The Fallacy of America's "Crumbling Infrastructure"

1. America’s Crumbling Infrastructure Claims are Way Overblown

2. Presidents Perpetuate the “Crumbling Infrastructure” Myth

3. Politics Often Dictate Where Infrastructure Money is Spent

Overview

President Trump wants to spend $1.5 trillion rebuilding America’s infrastructure – roads, bridges, airports, railroads, ports, water systems and whatnot – over the next decade. In his latest record-breaking $4.4 trillion federal budget for FY2019, Mr. Trump included an initial $200 billion for infrastructure spending, which he hopes to leverage to $1.5 trillion by getting state and local governments to put up the remaining $1.3 trillion. Good luck with that!

Nevertheless, Trump’s new infrastructure spending plan is expected to garner support on both sides of the aisle in Congress. Some Republicans seem ready to go along, and most Democrats have never met a big government spending program they didn’t like. Of course, the mainstream media says, bring it on!

Yet what I will argue today is that America doesn’t need a huge new infrastructure spending plan. Between the federal, state and local governments, we already spend over $400 billion a year on infrastructure, which today is in the best shape in years. That’s not to say we don’t have some problems. There are always some infrastructure problems that need addressing. But the problem is nowhere near as dire as President Trump and the media would have us believe.
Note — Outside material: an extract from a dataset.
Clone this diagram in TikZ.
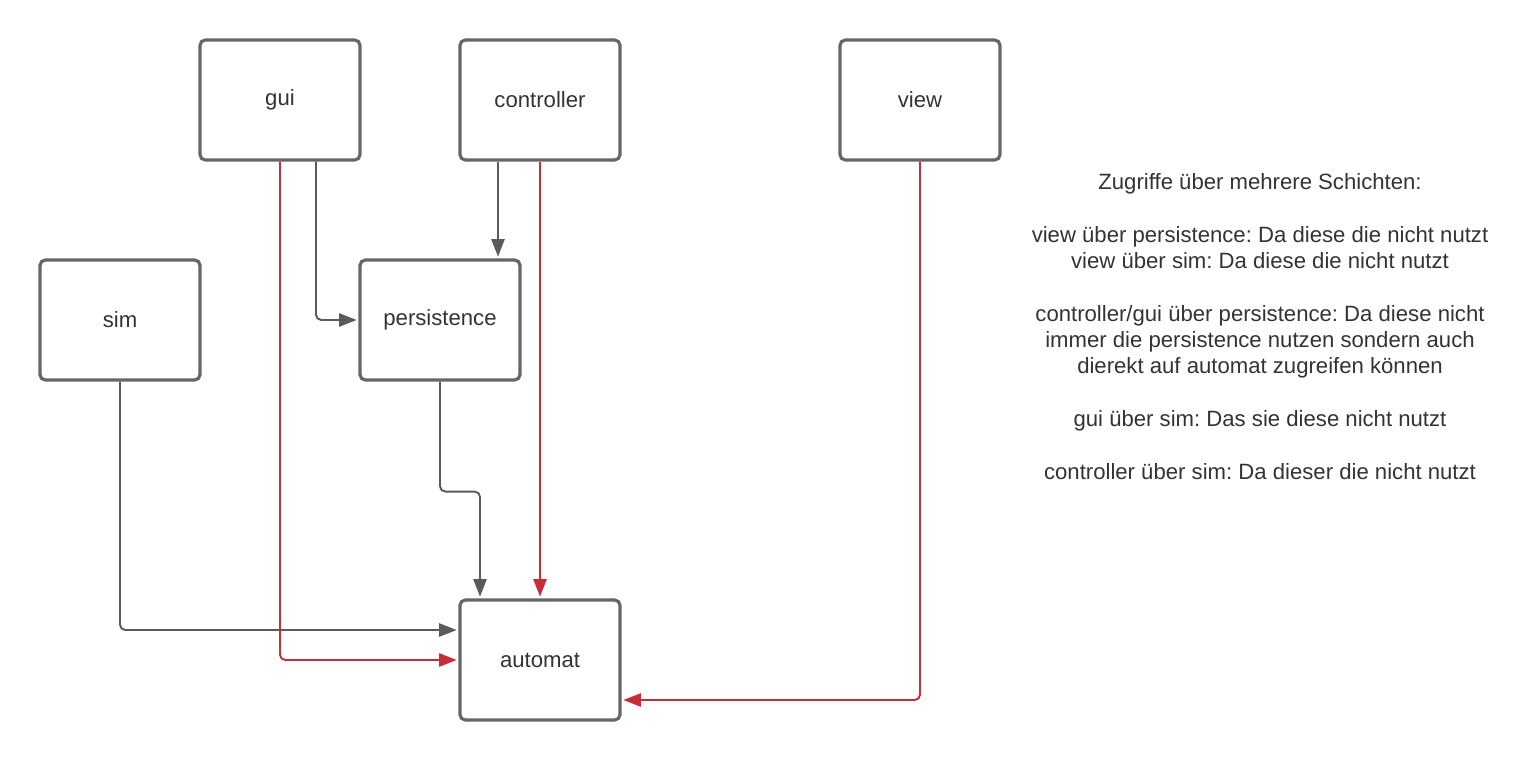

I’ll give you the facts as we go along.

America’s Crumbling Infrastructure Claims are Way Overblown

Expect to hear the term "crumbling infrastructure" a lot in the days ahead, as Washington debates the merits of President Trump's plan to boost spending on the nation's roads, bridges, airports, railroads, etc. by $1.5 trillion over the next decade.

What's unlikely to come up in these discussions, however, is the question of whether the nation's infrastructure is really "crumbling" at all.

For the past four decades, there's been a steady stream of dire warnings about how our aging infrastructure was rapidly falling apart, and that without a massive influx of government spending, roads would be impassable, bridges would collapse, airports would be unusable, etc., etc.

Yet for the most part, these dire warnings have failed to materialize. The question is, why? Here’s the answer: federal, state and local spending on infrastructure has averaged 2.5% of national GDP annually for the last 40 years. With Gross Domestic Product running from $16 trillion to above $19 trillion in recent years, this means that federal, state and local spending on infrastructure has averaged near or over $400 billion a year recently. That’s a LOT of money!

Such a huge amount of annual spending has gone a long way toward maintaining, and even improving, much of our infrastructure – not to mention building new infrastructure to keep up with population growth. Despite all those urgent warnings about how we were vastly underspending on roads and bridges and the like, the country's infrastructure never actually crumbled.